> _Data to use_:
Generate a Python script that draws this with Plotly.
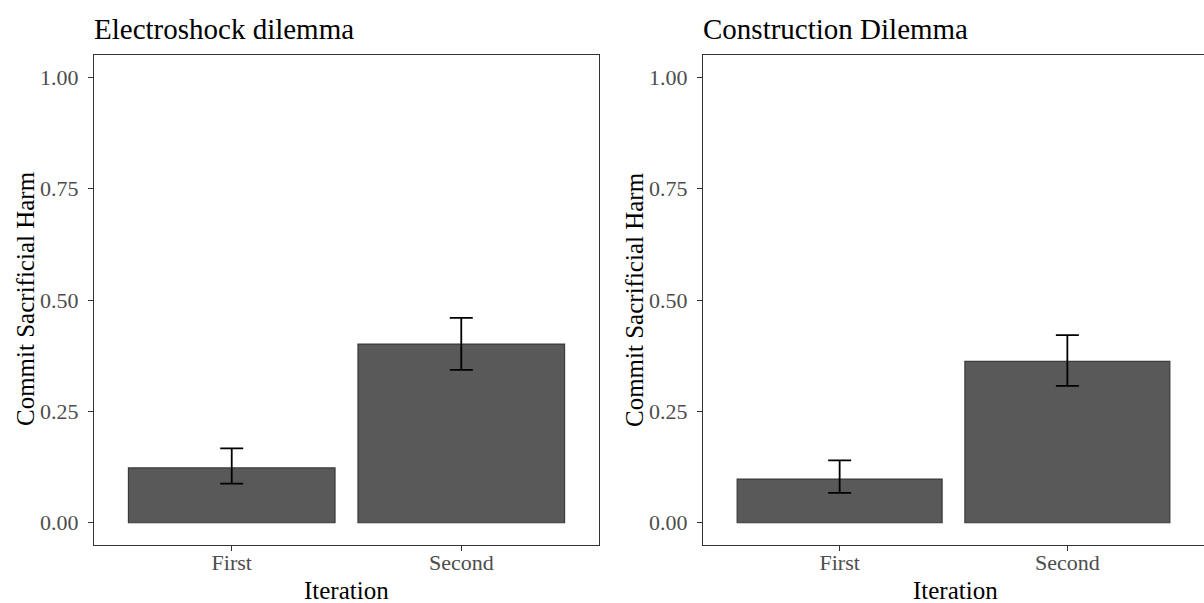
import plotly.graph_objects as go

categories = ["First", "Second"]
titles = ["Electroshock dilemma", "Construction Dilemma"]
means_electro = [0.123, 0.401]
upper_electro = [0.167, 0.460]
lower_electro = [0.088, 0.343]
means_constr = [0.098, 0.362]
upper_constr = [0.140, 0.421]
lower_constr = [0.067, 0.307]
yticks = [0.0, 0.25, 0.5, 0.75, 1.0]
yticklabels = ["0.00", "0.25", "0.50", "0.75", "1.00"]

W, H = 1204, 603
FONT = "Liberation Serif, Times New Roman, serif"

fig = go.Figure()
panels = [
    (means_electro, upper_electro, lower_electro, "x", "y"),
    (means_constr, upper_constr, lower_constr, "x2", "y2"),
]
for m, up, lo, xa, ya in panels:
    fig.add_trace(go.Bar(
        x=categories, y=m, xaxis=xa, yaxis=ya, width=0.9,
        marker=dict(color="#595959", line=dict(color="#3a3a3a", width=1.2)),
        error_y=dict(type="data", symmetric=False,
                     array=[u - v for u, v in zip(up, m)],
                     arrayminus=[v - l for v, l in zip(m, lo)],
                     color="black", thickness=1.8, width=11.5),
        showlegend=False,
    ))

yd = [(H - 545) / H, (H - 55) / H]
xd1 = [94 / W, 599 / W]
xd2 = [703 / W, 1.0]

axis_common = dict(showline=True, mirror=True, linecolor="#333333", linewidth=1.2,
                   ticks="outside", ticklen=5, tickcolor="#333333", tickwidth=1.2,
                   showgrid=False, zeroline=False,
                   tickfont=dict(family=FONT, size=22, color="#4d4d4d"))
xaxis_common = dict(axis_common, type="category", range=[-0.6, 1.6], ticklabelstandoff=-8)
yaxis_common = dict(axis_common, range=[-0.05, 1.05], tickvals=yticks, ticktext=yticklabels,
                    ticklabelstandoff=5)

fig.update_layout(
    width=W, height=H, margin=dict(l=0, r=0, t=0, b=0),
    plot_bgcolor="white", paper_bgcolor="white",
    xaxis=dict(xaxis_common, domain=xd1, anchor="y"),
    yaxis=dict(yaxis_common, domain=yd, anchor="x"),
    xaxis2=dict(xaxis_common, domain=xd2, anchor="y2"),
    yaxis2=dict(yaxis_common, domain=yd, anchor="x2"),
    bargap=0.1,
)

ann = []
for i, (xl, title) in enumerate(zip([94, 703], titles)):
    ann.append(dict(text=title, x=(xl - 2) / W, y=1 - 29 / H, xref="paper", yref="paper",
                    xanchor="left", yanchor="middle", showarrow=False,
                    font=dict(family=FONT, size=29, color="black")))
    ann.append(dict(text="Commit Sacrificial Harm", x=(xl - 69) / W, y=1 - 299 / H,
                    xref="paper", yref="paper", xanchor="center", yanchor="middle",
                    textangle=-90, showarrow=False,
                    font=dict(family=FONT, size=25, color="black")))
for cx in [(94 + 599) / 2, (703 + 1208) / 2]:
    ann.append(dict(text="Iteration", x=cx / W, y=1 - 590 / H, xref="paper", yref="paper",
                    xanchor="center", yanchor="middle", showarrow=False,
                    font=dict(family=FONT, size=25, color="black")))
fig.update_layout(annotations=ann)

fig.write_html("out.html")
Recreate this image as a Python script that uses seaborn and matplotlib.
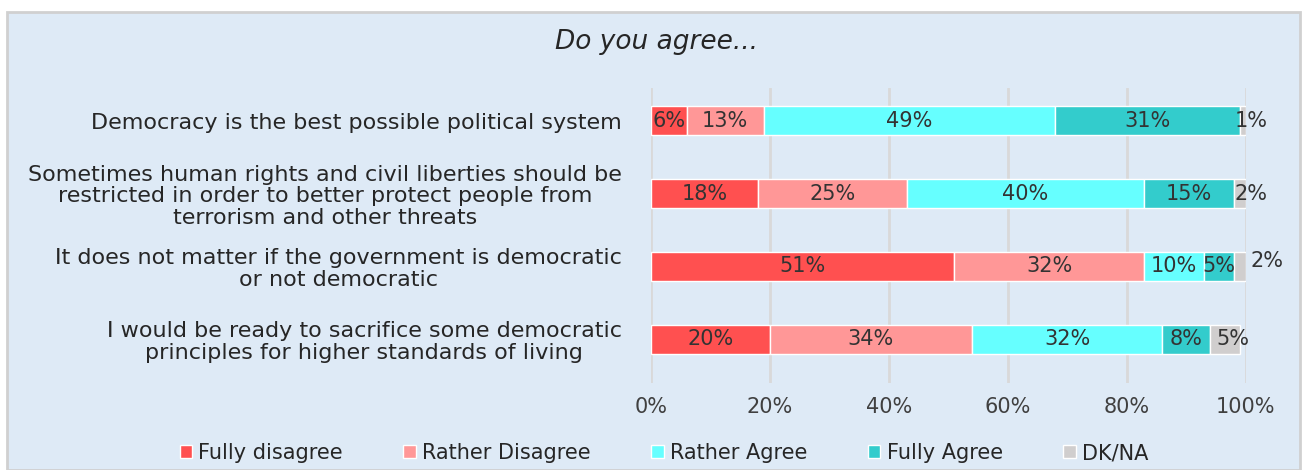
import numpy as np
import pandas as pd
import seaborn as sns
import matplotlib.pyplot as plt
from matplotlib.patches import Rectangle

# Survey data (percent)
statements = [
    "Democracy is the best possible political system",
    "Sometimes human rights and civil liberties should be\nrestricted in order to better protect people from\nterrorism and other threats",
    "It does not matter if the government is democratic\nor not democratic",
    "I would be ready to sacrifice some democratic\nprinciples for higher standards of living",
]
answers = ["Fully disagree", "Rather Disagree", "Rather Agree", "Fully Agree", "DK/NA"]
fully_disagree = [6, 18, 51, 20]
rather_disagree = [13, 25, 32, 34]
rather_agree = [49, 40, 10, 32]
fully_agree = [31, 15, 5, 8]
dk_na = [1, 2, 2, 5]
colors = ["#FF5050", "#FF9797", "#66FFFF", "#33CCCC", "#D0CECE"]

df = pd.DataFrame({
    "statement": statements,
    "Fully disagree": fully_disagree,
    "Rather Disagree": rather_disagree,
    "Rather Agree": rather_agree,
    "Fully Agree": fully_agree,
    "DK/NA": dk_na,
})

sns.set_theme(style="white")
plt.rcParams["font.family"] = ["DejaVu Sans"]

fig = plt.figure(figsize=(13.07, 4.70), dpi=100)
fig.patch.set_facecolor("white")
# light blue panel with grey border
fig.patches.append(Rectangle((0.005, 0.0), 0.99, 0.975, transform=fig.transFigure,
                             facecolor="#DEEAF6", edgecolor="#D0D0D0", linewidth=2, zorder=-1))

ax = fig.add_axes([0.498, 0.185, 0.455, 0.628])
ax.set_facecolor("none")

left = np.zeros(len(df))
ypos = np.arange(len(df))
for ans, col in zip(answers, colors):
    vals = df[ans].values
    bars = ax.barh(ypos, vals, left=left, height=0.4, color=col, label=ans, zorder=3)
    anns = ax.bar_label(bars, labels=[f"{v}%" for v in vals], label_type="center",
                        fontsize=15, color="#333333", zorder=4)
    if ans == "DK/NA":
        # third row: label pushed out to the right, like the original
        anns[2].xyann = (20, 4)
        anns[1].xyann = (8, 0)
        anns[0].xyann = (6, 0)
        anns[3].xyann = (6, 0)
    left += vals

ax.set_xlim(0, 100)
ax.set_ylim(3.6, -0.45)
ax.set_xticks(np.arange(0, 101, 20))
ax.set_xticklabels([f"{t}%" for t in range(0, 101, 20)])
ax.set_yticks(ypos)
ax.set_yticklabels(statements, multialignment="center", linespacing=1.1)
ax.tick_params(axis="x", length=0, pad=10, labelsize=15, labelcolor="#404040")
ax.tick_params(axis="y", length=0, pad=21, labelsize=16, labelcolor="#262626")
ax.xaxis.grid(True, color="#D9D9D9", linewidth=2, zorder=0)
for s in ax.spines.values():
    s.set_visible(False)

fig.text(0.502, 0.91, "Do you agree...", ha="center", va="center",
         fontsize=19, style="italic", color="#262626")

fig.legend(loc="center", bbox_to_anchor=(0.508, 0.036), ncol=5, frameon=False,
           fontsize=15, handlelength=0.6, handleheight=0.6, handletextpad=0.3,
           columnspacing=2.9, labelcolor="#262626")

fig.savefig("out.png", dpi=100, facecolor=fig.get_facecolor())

> _Request_:
Repeat exactly the lines from the first line of the records above through the line containing "Serif, Times New", leaving out the pictures.

> _Solution to the exercise_:
Generate a Python script that draws this with Plotly.
import plotly.graph_objects as go

categories = ["First", "Second"]
titles = ["Electroshock dilemma", "Construction Dilemma"]
means_electro = [0.123, 0.401]
upper_electro = [0.167, 0.460]
lower_electro = [0.088, 0.343]
means_constr = [0.098, 0.362]
upper_constr = [0.140, 0.421]
lower_constr = [0.067, 0.307]
yticks = [0.0, 0.25, 0.5, 0.75, 1.0]
yticklabels = ["0.00", "0.25", "0.50", "0.75", "1.00"]

W, H = 1204, 603
FONT = "Liberation Serif, Times New Roman, serif"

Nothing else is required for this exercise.